Par cet arrêt la Cour a jugé qu’une cour d’appel avait pu, à bon droit, dire que « le bailleur se doit, en exécution de son obligation de délivrance,  de veiller de façon constante, et sans même avoir à être informé par le preneur de la nécessité de travaux à effectuer, à l’entretien de l’immeuble » et ce alors même que le bail obligeait le locataire à informer le bailleur de « toute atteinte portée à la propriété et de toute dégradation et détérioration qui viendrait à se produire dans les locaux loués et qui rendrait nécessaires des travaux incombant au bailleur »

En l’espèce le bâtiment agricole loué par le preneur s’était effondré sous le poids de la neige, en raison de la corrosion de sa structure métallique.

Le preneur ayant sollicité des dommages et intérêts du fait du manquement de son bailleur à son obligation de délivrance, celui-ci avait fait valoir que le locataire avait commis une faute en ne l’informant pas de la dégradation de la structure du bâtiment et de la nécessité d’effectuer des travaux.

Pour le bailleur, la violation fautive de l’obligation contractuelle d’information pesant sur le Preneur, devait l’exonérer de sa responsabilité, dès lors qu’il n’avait pas été mis en mesure de procéder aux travaux qui auraient permis au bâtiment de supporter le poids de la neige.

En rejetant le pourvoi du bailleur, la Cour de Cassation a donc jugé dans son arrêt qu’il appartenait au bailleur de veiller à l’état des locaux loués, y compris en absence de réclamation ou d’information du preneur.

En cela, l’arrêt de 2020 semble avoir été contredit par l’arrêt de 2021 dont il va être parlé ci-dessous.

Toutefois, dans le cas d’espèce, la cour d’appel et la Cour de Cassation ont pris soin de préciser que la corrosion de la structure métallique était déjà visible avant la signature du bail, de sorte que le bailleur, qui ne pouvait l’ignorer, aurait dû surveiller par lui-même son aggravation éventuelle et prendre l’initiative des travaux nécessaires.
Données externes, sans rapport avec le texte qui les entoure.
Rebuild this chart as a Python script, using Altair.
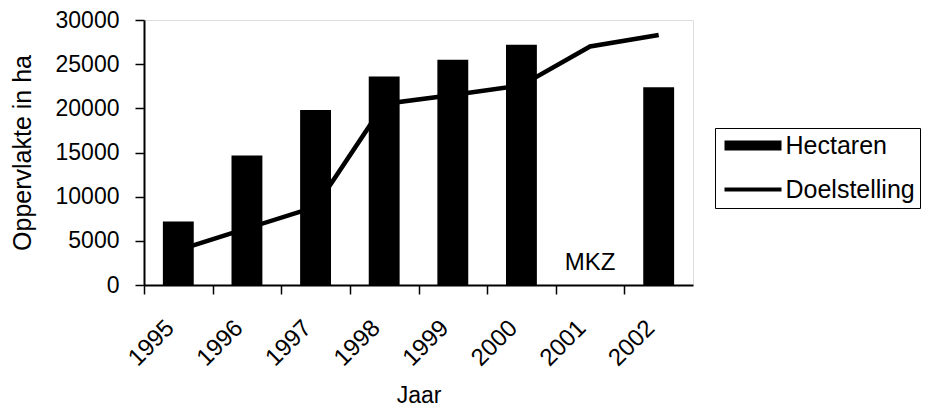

2021 : Cass 13-10-2021 n° 20-19.278 

A l’opposé, par cet arrêt la Cour de Cassation a jugé qu’une cour d’appel avait pu, à bon droit, refuser de prononcer la résiliation judiciaire d’un bail, sollicité par le preneur après que la fermeture administrative des locaux ait été ordonnée à la suite de l’affaissement de la charpente.

Pour la Cour de Cassation, en effet, en cas de vice apparu en cours de bail « que seul le locataire est à même de constater, la responsabilité du bailleur ne peut être engagée que si, informé de la survenance du défaut, il n’a pris aucune disposition pour y remédier » 

Or en l’espèce, non seulement, il n’était pas démontré que le vice était apparu avant la signature du bail mais au surplus, le preneur avait attendu deux ans pour en informer le bailleur, qui, avait alors sollicité le preneur afin de pouvoir effectuer les travaux sans que son locataire n'en tienne compte.

On le voit, apparemment opposés, ces deux arrêts disent en fait la même chose : le bailleur ne peut être tenu que de ce dont il est informé, soit que le désordre ait été connu de lui, dès avant la signature du bail, soit, qu’apparu en cours de bail, il en ait été informé par le preneur.